В Ростове, в штабе округа, решались различные деловые вопросы, связанные с организацией этой армии, в частности вопросы о дележе имущества и всевозможного воинского снаряжения, принадлежавшего бывшему Северокавказскому фронту. Сергей Миронович очень вдумчиво решал эти вопросы, стараясь распределить это имущество так, чтобы и округ не обидеть, и армии дать все необходимое. Я узнал Кирова ближе, и мне понравились его простота и деловитость.
Кончилась боевая обстановка. Мы перешли к мирному строительству. Во все эти годы я много раз встречался с Сергеем Мироновичем. В первые годы после гражданской войны я оставался в Ростове, мы были с ним соседями — он работал в Баку. Встречались часто и в Баку, и в Ростове, и в Тифлисе, куда он ездил к Орджоникидзе. Много раз вместе ездили в Москву на съезды и пленумы. Никогда не забуду живых, интересных бесед с ним, которые мы вели в дороге. Он горячо рассказывал о своих делах, об Азербайджане, о нефтяной промышленности.
Также много раз мы встречались в годы работы Сергея Мироновича в Ленинграде, но встречались больше в Москве. В Ленинграде я был в 1932 году, куда приезжал с группой слушателей Военной академии. Мы приехали на практическую учебу. Сергей Миронович как товарищ и член Реввоенсовета Ленинградского округа несколько раз интересовался ходом учебы и заботился о нас.
Сергей Миронович был жизнерадостный, кипящий жизнью человек, любящий веселиться и шутить.

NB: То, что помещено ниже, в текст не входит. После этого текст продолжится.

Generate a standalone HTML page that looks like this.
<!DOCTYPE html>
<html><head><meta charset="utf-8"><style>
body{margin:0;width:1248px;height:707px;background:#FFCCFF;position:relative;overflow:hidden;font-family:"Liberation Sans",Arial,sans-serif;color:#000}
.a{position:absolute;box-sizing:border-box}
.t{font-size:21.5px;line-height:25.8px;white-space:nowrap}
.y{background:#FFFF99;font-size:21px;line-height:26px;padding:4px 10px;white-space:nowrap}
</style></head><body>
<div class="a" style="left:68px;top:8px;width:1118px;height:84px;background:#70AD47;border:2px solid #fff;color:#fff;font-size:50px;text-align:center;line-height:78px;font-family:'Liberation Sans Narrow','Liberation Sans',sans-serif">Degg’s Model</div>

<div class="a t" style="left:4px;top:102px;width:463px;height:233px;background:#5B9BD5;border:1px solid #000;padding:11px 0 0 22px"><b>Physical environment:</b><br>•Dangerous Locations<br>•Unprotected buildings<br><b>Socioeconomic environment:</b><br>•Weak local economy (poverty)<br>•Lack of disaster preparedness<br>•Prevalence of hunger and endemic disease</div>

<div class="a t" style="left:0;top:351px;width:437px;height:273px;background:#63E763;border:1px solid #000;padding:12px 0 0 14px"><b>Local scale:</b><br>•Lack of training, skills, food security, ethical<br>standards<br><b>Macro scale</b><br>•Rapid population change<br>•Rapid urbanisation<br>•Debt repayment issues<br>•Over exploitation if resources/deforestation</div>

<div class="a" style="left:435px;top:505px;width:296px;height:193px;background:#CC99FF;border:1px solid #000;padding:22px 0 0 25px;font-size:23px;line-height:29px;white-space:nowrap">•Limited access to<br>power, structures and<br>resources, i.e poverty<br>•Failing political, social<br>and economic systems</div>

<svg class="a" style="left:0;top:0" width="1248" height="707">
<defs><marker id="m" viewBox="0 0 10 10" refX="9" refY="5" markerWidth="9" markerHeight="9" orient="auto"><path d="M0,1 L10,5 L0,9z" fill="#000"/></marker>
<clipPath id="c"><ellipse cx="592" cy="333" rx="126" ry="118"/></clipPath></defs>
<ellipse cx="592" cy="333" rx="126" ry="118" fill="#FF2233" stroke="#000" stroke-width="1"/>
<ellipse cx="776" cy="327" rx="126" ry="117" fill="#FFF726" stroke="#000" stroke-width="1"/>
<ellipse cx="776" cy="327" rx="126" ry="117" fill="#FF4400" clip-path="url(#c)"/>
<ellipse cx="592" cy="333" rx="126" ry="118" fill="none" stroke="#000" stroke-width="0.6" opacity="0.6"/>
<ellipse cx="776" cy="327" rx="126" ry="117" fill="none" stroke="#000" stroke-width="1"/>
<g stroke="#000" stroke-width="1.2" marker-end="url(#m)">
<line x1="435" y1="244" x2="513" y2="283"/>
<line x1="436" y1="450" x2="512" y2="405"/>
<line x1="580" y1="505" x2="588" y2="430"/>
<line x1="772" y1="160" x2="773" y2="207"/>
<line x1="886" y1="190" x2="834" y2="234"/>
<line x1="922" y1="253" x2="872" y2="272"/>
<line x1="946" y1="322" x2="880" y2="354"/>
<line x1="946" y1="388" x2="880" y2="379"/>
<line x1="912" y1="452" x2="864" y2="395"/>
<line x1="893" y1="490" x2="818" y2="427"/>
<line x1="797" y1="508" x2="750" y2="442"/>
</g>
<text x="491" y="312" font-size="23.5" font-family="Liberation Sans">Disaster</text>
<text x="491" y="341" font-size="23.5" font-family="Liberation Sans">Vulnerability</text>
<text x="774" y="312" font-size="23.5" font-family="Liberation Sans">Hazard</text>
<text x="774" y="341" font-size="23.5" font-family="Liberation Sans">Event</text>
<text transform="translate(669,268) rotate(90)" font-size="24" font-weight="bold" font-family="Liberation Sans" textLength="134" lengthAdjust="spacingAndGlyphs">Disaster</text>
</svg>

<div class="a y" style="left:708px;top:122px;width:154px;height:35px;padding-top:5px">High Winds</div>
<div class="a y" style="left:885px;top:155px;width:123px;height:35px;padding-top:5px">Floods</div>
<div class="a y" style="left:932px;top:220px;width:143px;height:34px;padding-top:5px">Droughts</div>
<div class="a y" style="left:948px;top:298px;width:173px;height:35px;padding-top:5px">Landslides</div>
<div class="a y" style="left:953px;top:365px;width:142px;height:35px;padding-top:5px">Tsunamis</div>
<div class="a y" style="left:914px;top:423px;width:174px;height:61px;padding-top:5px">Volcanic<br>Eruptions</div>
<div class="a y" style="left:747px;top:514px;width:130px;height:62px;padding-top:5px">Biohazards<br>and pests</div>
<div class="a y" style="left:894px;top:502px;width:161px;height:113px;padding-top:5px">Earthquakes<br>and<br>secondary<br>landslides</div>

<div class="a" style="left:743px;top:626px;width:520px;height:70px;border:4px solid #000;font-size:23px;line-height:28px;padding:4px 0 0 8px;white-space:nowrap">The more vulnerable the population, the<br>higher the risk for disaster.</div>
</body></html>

Как-то раз я рассказал Кирову анекдот о растяпе казаке. Ехал этот казак с донесением, как говорят казаки — с «лятучкой», и положил себе эту «лятучку», по обычаю, в шапку. По дороге захотел почесаться, шапку снял и «лятучку» выронил. Подъезжает к командиру:
— Ваше высокородие, с лятучкой прибыл.
Снимает шапку, ищет. Офицер не выдержал:
— Ну, где ж она, лятучка-то твоя?
Пошарил казак, ничего не нашел и руками разводит:
— Вот те на!.. Потерял.
С тех пор, встречаясь со мной на расстоянии, Киров вместо приветствия снимал шапку, шарил в ней и, улыбаясь, разводил руками: «Потерял, мол, лятучку». — «Да, Сергей Миронович, потерял», — разводил я руками. Так и вошло у нас в привычку при встречах искать в шапке «лятучку».
Особенно запомнились мне последние встречи с Сергеем Мироновичем. Помню его блестящую речь на XVII съезде нашей партии…

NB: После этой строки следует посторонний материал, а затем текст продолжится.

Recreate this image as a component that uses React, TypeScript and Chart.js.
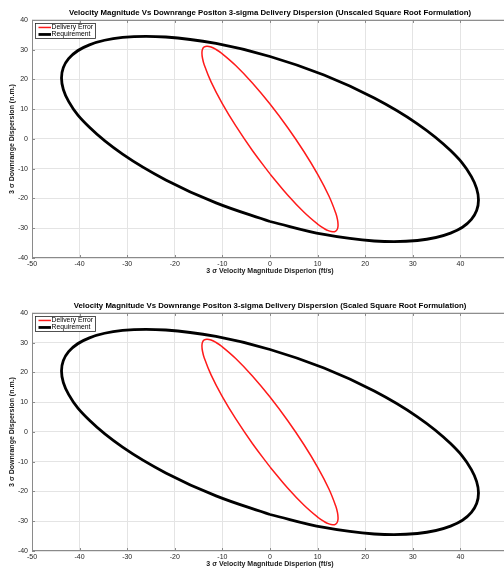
import React, { useEffect, useRef } from "react";
import { Chart, registerables } from "chart.js";

Chart.register(...registerables);

// ---- data ----
const deliveryErrorX = [0, -3.7, -7.15, -10.11, -12.38, -13.81, -14.18, -14.3, -14.18, -13.81, -13.21, -12.38, -11.35, -10.11, -7.15, -3.7, 0, 3.7, 7.15, 10.11, 12.38, 13.81, 14.18, 14.3, 14.18, 13.81, 13.21, 12.38, 11.35, 10.11, 7.15, 3.7, 0];
const deliveryErrorY = [-11.74, -3.86, 4.29, 12.14, 19.17, 24.89, 27.13, 28.91, 30.19, 30.96, 31.2, 30.9, 30.08, 28.74, 24.62, 18.82, 11.74, 3.86, -4.29, -12.14, -19.17, -24.89, -27.13, -28.91, -30.19, -30.96, -31.2, -30.9, -30.08, -28.74, -24.62, -18.82, -11.74];
const requirementX = [0, -11.34, -21.9, -30.97, -37.93, -42.31, -43.8, -42.31, -37.93, -30.97, -21.9, -11.34, 0, 11.34, 21.9, 30.97, 37.93, 42.31, 43.8, 42.31, 37.93, 30.97, 21.9, 11.34, 0];
const requirementY = [-27.73, -21.48, -13.76, -5.1, 3.91, 12.64, 20.52, 27.0, 31.64, 34.12, 34.28, 32.1, 27.73, 21.48, 13.76, 5.1, -3.91, -12.64, -20.52, -27.0, -31.64, -34.12, -34.28, -32.1, -27.73];

const chartTitles = [
  "Velocity Magnitude Vs Downrange Positon 3-sigma Delivery Dispersion (Unscaled Square Root Formulation)",
  "Velocity Magnitude Vs Downrange Positon 3-sigma Delivery Dispersion (Scaled Square Root Formulation)",
];
const xAxisLabel = "3 \u03c3 Velocity Magnitude Disperion (ft/s)";
const yAxisLabel = "3 \u03c3 Downrange Dispersion (n.m.)";
const seriesNames = ["Delivery Error", "Requirement"];
const seriesColors = ["#ff1a1a", "#000000"];
const seriesWidths = [1.5, 2.8];
const xRange = [-50, 50];
const yRange = [-40, 40];
const tickStep = 10;

const FONT = "'Liberation Sans', Arial, Helvetica, sans-serif";

const framePlugin = {
  id: "matlabFrame",
  afterDraw(chart: any) {
    const { ctx, chartArea: a, scales } = chart;
    ctx.save();
    // axes box
    ctx.strokeStyle = "#8a8a8a";
    ctx.lineWidth = 1;
    ctx.strokeRect(a.left + 0.5, a.top + 0.5, a.right - a.left - 1, a.bottom - a.top - 1);
    // inward ticks
    ctx.beginPath();
    scales.x.ticks.forEach((t: any) => {
      const px = Math.round(scales.x.getPixelForValue(t.value)) + 0.5;
      ctx.moveTo(px, a.bottom);
      ctx.lineTo(px, a.bottom - 3);
      ctx.moveTo(px, a.top);
      ctx.lineTo(px, a.top + 3);
    });
    scales.y.ticks.forEach((t: any) => {
      const py = Math.round(scales.y.getPixelForValue(t.value)) + 0.5;
      ctx.moveTo(a.left, py);
      ctx.lineTo(a.left + 3, py);
      ctx.moveTo(a.right, py);
      ctx.lineTo(a.right - 3, py);
    });
    ctx.stroke();

    // legend box
    const lx = a.left + 3.5;
    const ly = a.top + 3.5;
    const lw = 60;
    const lh = 15;
    ctx.fillStyle = "#ffffff";
    ctx.fillRect(lx, ly, lw, lh);
    ctx.strokeStyle = "#262626";
    ctx.lineWidth = 0.8;
    ctx.strokeRect(lx, ly, lw, lh);
    ctx.font = `6.8px ${FONT}`;
    ctx.textBaseline = "middle";
    ctx.textAlign = "left";
    seriesNames.forEach((name, i) => {
      const cy = ly + 4 + i * 7;
      ctx.strokeStyle = seriesColors[i];
      ctx.lineWidth = seriesWidths[i];
      ctx.beginPath();
      ctx.moveTo(lx + 3, cy);
      ctx.lineTo(lx + 15.5, cy);
      ctx.stroke();
      ctx.fillStyle = "#000000";
      ctx.fillText(name, lx + 16, cy);
    });
    ctx.restore();
  },
};

function makeData() {
  return {
    datasets: [
      {
        label: seriesNames[0],
        data: deliveryErrorX.map((x, i) => ({ x, y: deliveryErrorY[i] })),
        borderColor: seriesColors[0],
        borderWidth: seriesWidths[0],
        showLine: true,
        pointRadius: 0,
        tension: 0.4,
        fill: false,
      },
      {
        label: seriesNames[1],
        data: requirementX.map((x, i) => ({ x, y: requirementY[i] })),
        borderColor: seriesColors[1],
        borderWidth: seriesWidths[1],
        showLine: true,
        pointRadius: 0,
        tension: 0.4,
        fill: false,
      },
    ],
  };
}

function Plot({ title, top }: { title: string; top: number }) {
  const ref = useRef<HTMLCanvasElement | null>(null);
  useEffect(() => {
    if (!ref.current) return;
    const chart = new Chart(ref.current, {
      type: "scatter",
      data: makeData() as any,
      plugins: [framePlugin],
      options: {
        animation: false,
        responsive: false,
        devicePixelRatio: 1,
        layout: { padding: { left: 0, right: 32, top: 0, bottom: 0 } },
        plugins: {
          legend: { display: false },
          tooltip: { enabled: false },
          title: {
            display: true,
            fullSize: false,
            text: title,
            color: "#000000",
            font: { family: FONT, size: 7.8, weight: "bold" },
            padding: { top: 8, bottom: 2.6 },
          },
        },
        scales: {
          x: {
            type: "linear",
            min: xRange[0],
            max: xRange[1],
            afterFit: (s: any) => {
              s.height = 19;
              s.paddingLeft = 0;
              s.paddingRight = 0;
            },
            ticks: {
              stepSize: tickStep,
              color: "#262626",
              font: { family: FONT, size: 7 },
              padding: 2,
              maxRotation: 0,
            },
            grid: { color: "#e4e4e4", drawTicks: false },
            border: { display: false },
            title: {
              display: true,
              text: xAxisLabel,
              color: "#1a1a1a",
              font: { family: FONT, size: 7, weight: "bold" },
              padding: { top: 0, bottom: 2 },
            },
          },
          y: {
            type: "linear",
            min: yRange[0],
            max: yRange[1],
            afterFit: (s: any) => {
              s.width = 32;
              s.paddingTop = 0;
              s.paddingBottom = 0;
            },
            ticks: {
              stepSize: tickStep,
              color: "#262626",
              font: { family: FONT, size: 7 },
              padding: 4,
            },
            grid: { color: "#e4e4e4", drawTicks: false },
            border: { display: false },
            title: {
              display: true,
              text: yAxisLabel,
              color: "#1a1a1a",
              font: { family: FONT, size: 7, weight: "bold" },
              padding: { top: 8, bottom: 0 },
            },
          },
        },
      } as any,
    });
    return () => chart.destroy();
  }, [title]);
  return (
    <canvas
      ref={ref}
      width={540}
      height={277}
      style={{ position: "absolute", left: 0, top, width: 540, height: 277 }}
    />
  );
}

export default function App() {
  return (
    <div
      style={{
        position: "fixed",
        left: 0,
        top: 0,
        width: 504,
        height: 570,
        overflow: "hidden",
        background: "#ffffff",
      }}
    >
      <Plot title={chartTitles[0]} top={0} />
      <Plot title={chartTitles[1]} top={293} />
    </div>
  );
}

Как раз перед выступлением Сергея Мироновича на XVII съезде я набрасывал себе в блокнот тезисы своего выступления. Я хотел сказать в ответ выступавшим правым уклонистам о тех людях, которые отсиживаются в тылу, когда армия идет в наступление, о том, что эти тыловики, эти «обозники» никогда не поймут бойцов, им всегда кажется, что на фронте паника, даже тогда, когда армия стремительно идет вперед.

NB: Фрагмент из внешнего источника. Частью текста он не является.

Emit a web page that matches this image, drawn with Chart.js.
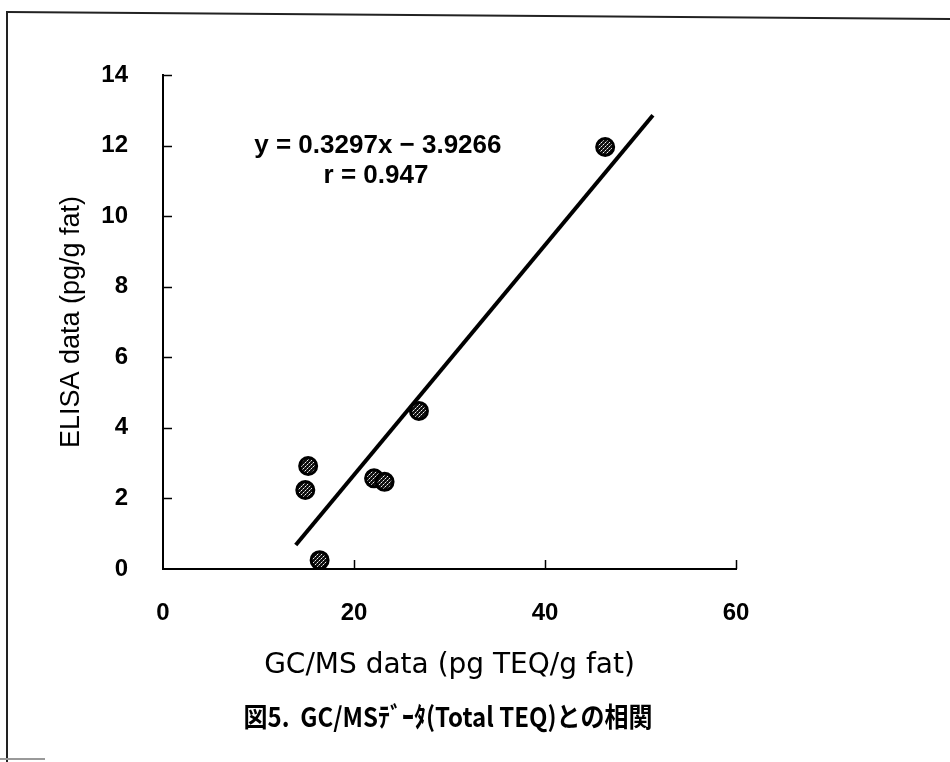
<!DOCTYPE html>
<html><head><meta charset="utf-8">
<script src="https://cdn.jsdelivr.net/npm/chart.js@4/dist/chart.umd.min.js"></script>
<style>html,body{margin:0;padding:0;background:#fff}#wrap{width:950px;height:762px}</style>
</head><body><div id="wrap"><canvas id="c" width="950" height="762"></canvas></div>
<script>
// ---- data ----
const gcmsValues  = [46.3, 26.8, 15.2, 14.9, 22.1, 23.2, 16.4];
const elisaValues = [11.96, 4.48, 2.92, 2.24, 2.57, 2.47, 0.25];
const fitLineX = [13.9, 51.3];
const fitLineY = [0.68, 12.86];
const xTickValues = [0, 20, 40, 60];
const yTickValues = [0, 2, 4, 6, 8, 10, 12, 14];
const equationText = 'y = 0.3297x − 3.9266';
const rText = 'r = 0.947';
const equationPos = [22.5, 12.0];
const rPos = [22.3, 11.15];
const xTitle = 'GC/MS data (pg TEQ/g fat)';
const yTitle = 'ELISA data (pg/g fat)';
const caption = '図5.  GC/MSﾃﾞｰﾀ(Total TEQ)との相関';

const SANS = '"Liberation Sans", Arial, sans-serif';
const WIDE = '"DejaVu Sans", "Liberation Sans", sans-serif';
const CJK = '"Noto Sans CJK JP", "Liberation Sans", sans-serif';

// hatched marker fill
function makePattern() {
  const t = document.createElement('canvas');
  t.width = 4; t.height = 4;
  const g = t.getContext('2d');
  g.fillStyle = '#111111'; g.fillRect(0, 0, 4, 4);
  g.fillStyle = 'rgba(255,255,255,0.95)';
  [[3,0],[1,2]].forEach(p => g.fillRect(p[0], p[1], 1, 1));
  g.fillStyle = 'rgba(255,255,255,0.5)';
  [[2,1],[0,3]].forEach(p => g.fillRect(p[0], p[1], 1, 1));
  return document.getElementById('c').getContext('2d').createPattern(t, 'repeat');
}

const pointData = gcmsValues.map((x, i) => ({x, y: elisaValues[i]}));
const lineData = fitLineX.map((x, i) => ({x, y: fitLineY[i]}));

const decor = {
  id: 'decor',
  afterDraw(chart) {
    const {ctx, scales: {x, y}} = chart;
    ctx.save();
    // inside tick marks
    ctx.strokeStyle = '#000'; ctx.lineWidth = 1.5;
    yTickValues.filter(v => v > 0).forEach(v => {
      const py = Math.round(y.getPixelForValue(v)) + 0.5;
      ctx.beginPath(); ctx.moveTo(x.left, py); ctx.lineTo(x.left + 9, py); ctx.stroke();
    });
    xTickValues.filter(v => v > 0).forEach(v => {
      const px = Math.round(x.getPixelForValue(v)) + 0.5;
      ctx.beginPath(); ctx.moveTo(px, y.bottom); ctx.lineTo(px, y.bottom - 9); ctx.stroke();
    });
    // equation text
    ctx.fillStyle = '#000';
    ctx.font = 'bold 26px ' + SANS;
    ctx.textAlign = 'center'; ctx.textBaseline = 'middle';
    ctx.fillText(equationText, x.getPixelForValue(equationPos[0]), y.getPixelForValue(equationPos[1]));
    ctx.fillText(rText, x.getPixelForValue(rPos[0]), y.getPixelForValue(rPos[1]));
    // caption (condensed to the reference width)
    ctx.font = 'bold 27px ' + CJK;
    const w = ctx.measureText(caption).width;
    const sx = Math.min(1, 409 / w);
    ctx.save();
    ctx.translate(448, 717);
    ctx.scale(sx, 1);
    ctx.fillText(caption, 0, 0);
    ctx.restore();
    // page frame
    ctx.strokeStyle = '#222'; ctx.lineWidth = 2;
    ctx.beginPath(); ctx.moveTo(7, 12); ctx.lineTo(950, 19); ctx.stroke();
    ctx.beginPath(); ctx.moveTo(7, 11); ctx.lineTo(7, 762); ctx.stroke();
    ctx.strokeStyle = '#999'; ctx.lineWidth = 2;
    ctx.beginPath(); ctx.moveTo(0, 759); ctx.lineTo(45, 759); ctx.stroke();
    ctx.restore();
  }
};

new Chart(document.getElementById('c'), {
  type: 'scatter',
  data: {
    datasets: [
      {
        label: 'data',
        data: pointData,
        backgroundColor: makePattern(),
        borderColor: '#000',
        borderWidth: 3,
        pointRadius: 8.5,
        pointHoverRadius: 8.5
      },
      {
        type: 'line',
        label: 'fit',
        data: lineData,
        borderColor: '#000',
        borderWidth: 4,
        pointRadius: 0,
        fill: false,
        tension: 0
      }
    ]
  },
  options: {
    responsive: false,
    devicePixelRatio: 1,
    animation: false,
    layout: {padding: {left: 0, right: 214, top: 75, bottom: 70}},
    plugins: {
      legend: {display: false},
      tooltip: {enabled: false},
      title: {display: false}
    },
    scales: {
      x: {
        type: 'linear', min: 0, max: 60,
        afterBuildTicks: s => { s.ticks = xTickValues.map(v => ({value: v})); },
        ticks: {color: '#000', font: {family: SANS, size: 24, weight: 'bold'}, padding: 22, maxRotation: 0},
        grid: {display: false},
        border: {display: true, color: '#000', width: 2},
        title: {display: true, text: xTitle, color: '#000', font: {family: WIDE, size: 28}, padding: {top: 0, bottom: 9}},
        afterFit: s => { s.height = 123; }
      },
      y: {
        type: 'linear', min: 0, max: 14,
        afterBuildTicks: s => { s.ticks = yTickValues.map(v => ({value: v})); },
        ticks: {color: '#000', font: {family: SANS, size: 24, weight: 'bold'}, padding: 27},
        grid: {display: false},
        border: {display: true, color: '#000', width: 2},
        title: {display: true, text: yTitle, color: '#000', font: {family: SANS, size: 27}, padding: {top: 55, bottom: 0}},
        afterFit: s => { s.width = 163; }
      }
    }
  },
  plugins: [decor]
});
</script>
</body></html>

И вдруг я услышал слова Кирова.
«Но вы знаете, товарищи, — сказал Киров, — что во всякой войне, а в том числе, оказывается, и в той войне, которая ведется за строительство социализма, случилось так, что отдельные товарищи по разным причинам начали сомневаться в целесообразности и успешности того великого похода, который мы развернули, и, вместо того чтобы сражаться в рядах основных бойцов, они то поодиночке, то целыми группами, даже из руководящих рядов, иногда либо ныряли в сторону, либо приотставали, либо скрывались в обозе или еще где-нибудь, несмотря на то, что по физическим достаткам им было место в передовой линии огня. А армия идет, потому что это никоим образом колебать боеспособную армию не должно и не может.